Winds will be mild so it hopefully will not be much of a bash. Planning on about 40 hours at avg 5 knots to get back to Barra De Navidad for a last hurrah at the Isla Grand Marina and their wonderful pool, then we will look for a weather window to get around Cabo Corrientes and into Banderas Bay where we will be summering over at Paradise Village Marina at Nuevo Vallarta. 207 miles from Ztown to Barra and 136 further to Nuevo Vallarta.
Of course we can't leave the anchorage without one more party with Carinthia and SeaGlub tonight... this time on Follow You!
As the season comes to a close in the next month, temperatures will start to rise and peak in July-September. High humidity and 90-95 degrees with fickle wind, lots of rain and hurricane threats will keep us close to home. The boat will mostly be tucked into the Marina during hurricane season while we visit Costa Rica in May for Daughter Megan's wedding and then back to the states for a couple of months in late July. In between we hope to do some inland road trips, knock off a couple of big boat projects and prepare for next season....
Party on Carinthia!
03 April 2019 | Zihuatanejo
When Rina and I cruised 10 years ago one of our best boat buddies was Dietmar and Suzanne on Carinthia. Even our meeting was epic.... new to cruising and having just arrived at the Kona Kai marina in San Diego with our Baja Haha crew of brother Philip, his wife Josie, Corey and Bernice Wurzner, we all piled into our little 9 foot dinghy with cocktails in hand and started cruising the marina at dusk. We waved to various people on their boats, with Phil and Corey tossing jokes back and forth until we found our cups were empty. Crap, I guess we need to go back for a refill... Just as we were turning the boat, we heard "Hey, do you guys need a drink?" That was the dulcet baritone of Dietmar Petutschnig on his Lagoon 440 Catamaran. We all look at each other and our empty glasses and said WTF, let's do it. Several refills later we stumbled back to our boat.
That began a long friendship that included cruising Mexico, French Polynesia, Tonga and New Zealand together over a 2 year period. After returning to work in 2010 we stayed in contact, visiting with them in Fiji and their home in Las Vegas.
As our cruising plans solidified over the past couple of years, we were always chatting with Dietmar and Suzanne wondering when our boats would be in the same anchorage again. As luck would have it, Carinthia was slowly making their way from Panama up to Mexico as we headed south to Zijuatanejo. After getting a good weather window to cross the Gulf of Tehuantepec below Acapulco, they finally arrived around noon and anchored behind us. Both Follow You and Chris and Monica on SeaGlub could barely wait for them to get their anchor down when we dinghy'd over to welcome them.
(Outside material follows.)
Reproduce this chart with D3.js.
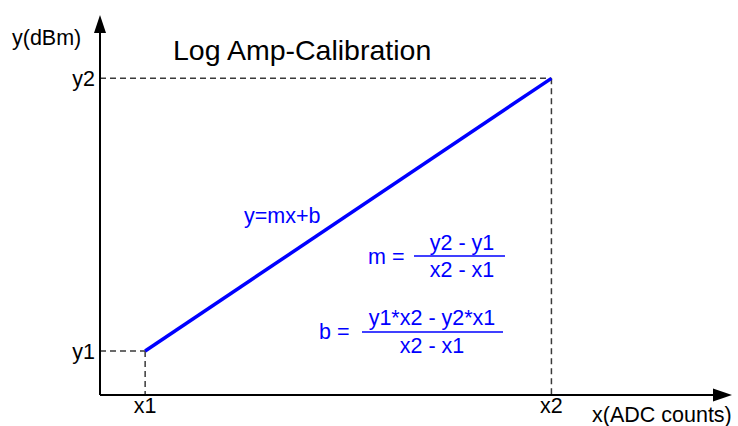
<!DOCTYPE html>
<html>
<head>
<meta charset="utf-8">
<script src="https://cdn.jsdelivr.net/npm/d3@7"></script>
<style>
  body { margin: 0; background: #fff; }
  svg { display: block; font-family: "Liberation Sans", Arial, sans-serif; }
</style>
</head>
<body>
<div id="chart"></div>
<script>
// calibration points (abstract units)
const pointNames = ["1", "2"];
const xValues = [1, 10];
const yValues = [1, 7.2];
const axisMax = { x: 14, y: 8.64 };
const axisTitles = { x: "x(ADC counts)", y: "y(dBm)" };
const title = "Log Amp-Calibration";

const width = 738, height = 426;
const origin = { x: 100, y: 395 };

let x = d3.scaleLinear().domain([0, axisMax.x]).range([origin.x, 732]);
let y = d3.scaleLinear().domain([0, axisMax.y]).range([origin.y, 15]);

let svg = d3.select("#chart").append("svg")
  .attr("width", width)
  .attr("height", height);

let points = xValues.map((d, i) => ({ name: pointNames[i], x: d, y: yValues[i] }));

// dashed guides from each point to the axes
let guides = svg.append("g")
  .attr("stroke", "#3a3a3a")
  .attr("stroke-width", 1.5)
  .attr("stroke-dasharray", "6,4")
  .attr("fill", "none");

guides.selectAll(".h")
  .data(points)
  .join("line")
  .attr("x1", x(0)).attr("x2", d => x(d.x))
  .attr("y1", d => y(d.y)).attr("y2", d => y(d.y));

guides.selectAll(".v")
  .data(points)
  .join("line")
  .attr("class", "v")
  .attr("x1", d => x(d.x)).attr("x2", d => x(d.x))
  .attr("y1", d => y(d.y)).attr("y2", y(0));

// axes
let axes = svg.append("g").attr("stroke", "#000").attr("stroke-width", 2);
axes.append("line")
  .attr("x1", x(0)).attr("y1", y(0))
  .attr("x2", x(axisMax.x) - 15).attr("y2", y(0));
axes.append("line")
  .attr("x1", x(0)).attr("y1", y(0))
  .attr("x2", x(0)).attr("y2", y(axisMax.y) + 15);

svg.append("path") // x arrow
  .attr("d", `M${x(axisMax.x)},${y(0)} L${x(axisMax.x) - 19},${y(0) - 6.5} L${x(axisMax.x) - 19},${y(0) + 6.5} Z`)
  .attr("fill", "#000");
svg.append("path") // y arrow
  .attr("d", `M${x(0)},${y(axisMax.y)} L${x(0) - 6},${y(axisMax.y) + 18} L${x(0) + 6},${y(axisMax.y) + 18} Z`)
  .attr("fill", "#000");

// calibration line
let line = d3.line().x(d => x(d.x)).y(d => y(d.y));
svg.append("path")
  .datum(points)
  .attr("d", line)
  .attr("fill", "none")
  .attr("stroke", "#0000ff")
  .attr("stroke-width", 3.5);

// tick labels
let labels = svg.append("g").attr("font-size", 21.5).attr("fill", "#000");
labels.selectAll(".xl")
  .data(points)
  .join("text")
  .attr("x", d => x(d.x))
  .attr("y", 413)
  .attr("text-anchor", "middle")
  .text(d => "x" + d.name);
labels.selectAll(".yl")
  .data(points)
  .join("text")
  .attr("class", "yl")
  .attr("x", 95)
  .attr("y", d => y(d.y) + 8)
  .attr("text-anchor", "end")
  .text(d => "y" + d.name);

labels.append("text").attr("x", 12).attr("y", 45).text(axisTitles.y);
labels.append("text").attr("x", 592).attr("y", 422).text(axisTitles.x);
svg.append("text")
  .attr("x", 173).attr("y", 60)
  .attr("font-size", 28.5)
  .text(title);

// formulas
let f = svg.append("g").attr("font-size", 21.5).attr("fill", "#0000ff");
f.append("text").attr("x", 244).attr("y", 223).text("y=mx+b");

f.append("text").attr("x", 368).attr("y", 264).text("m =");
f.append("text").attr("x", 462).attr("y", 250).attr("text-anchor", "middle").text("y2 - y1");
f.append("line").attr("x1", 414).attr("x2", 505).attr("y1", 256).attr("y2", 256)
  .attr("stroke", "#0000ff").attr("stroke-width", 1.5);
f.append("text").attr("x", 462).attr("y", 277).attr("text-anchor", "middle").text("x2 - x1");

f.append("text").attr("x", 319).attr("y", 339).text("b =");
f.append("text").attr("x", 432).attr("y", 325).attr("text-anchor", "middle").text("y1*x2 - y2*x1");
f.append("line").attr("x1", 362).attr("x2", 503).attr("y1", 332).attr("y2", 332)
  .attr("stroke", "#0000ff").attr("stroke-width", 1.5);
f.append("text").attr("x", 432).attr("y", 353).attr("text-anchor", "middle").text("x2 - x1");
</script>
</body>
</html>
In classic Dietmar style, out came Panamanian beer and Tequila.... at noon.... after a couple of rounds we returned to our boats to sleep off the buzz only to return that night for an epic bbq dinner on Carinthia.... Just like old times.... great to be in the same anchorage with you guys again!
B-ball Zihua Style
20 March 2019 | Zihuatanejo
Like most small towns in Mexico, the local square is the center of community life. In Zihua’s case, they also have a basketball court, with lights and stands integrated into the square. On most nights once the heat has subsided, the court is busy with league play, with kids as young as 7-8, women’s leagues and old guy leagues. It’s all run very well and at times VERY competitive. Last night was a great example, with a back and forth game between a bunch of small-ball twenty-somethings and a much slower late-30’s team with an avg height advantage of 6”. It was like watching the late 80’s post-up style Detroit Pistons vs. today’s Golden State Warriors. The small-ball team easily outran the big guys, with endless full court passes, long bounce passes and great outside shooting.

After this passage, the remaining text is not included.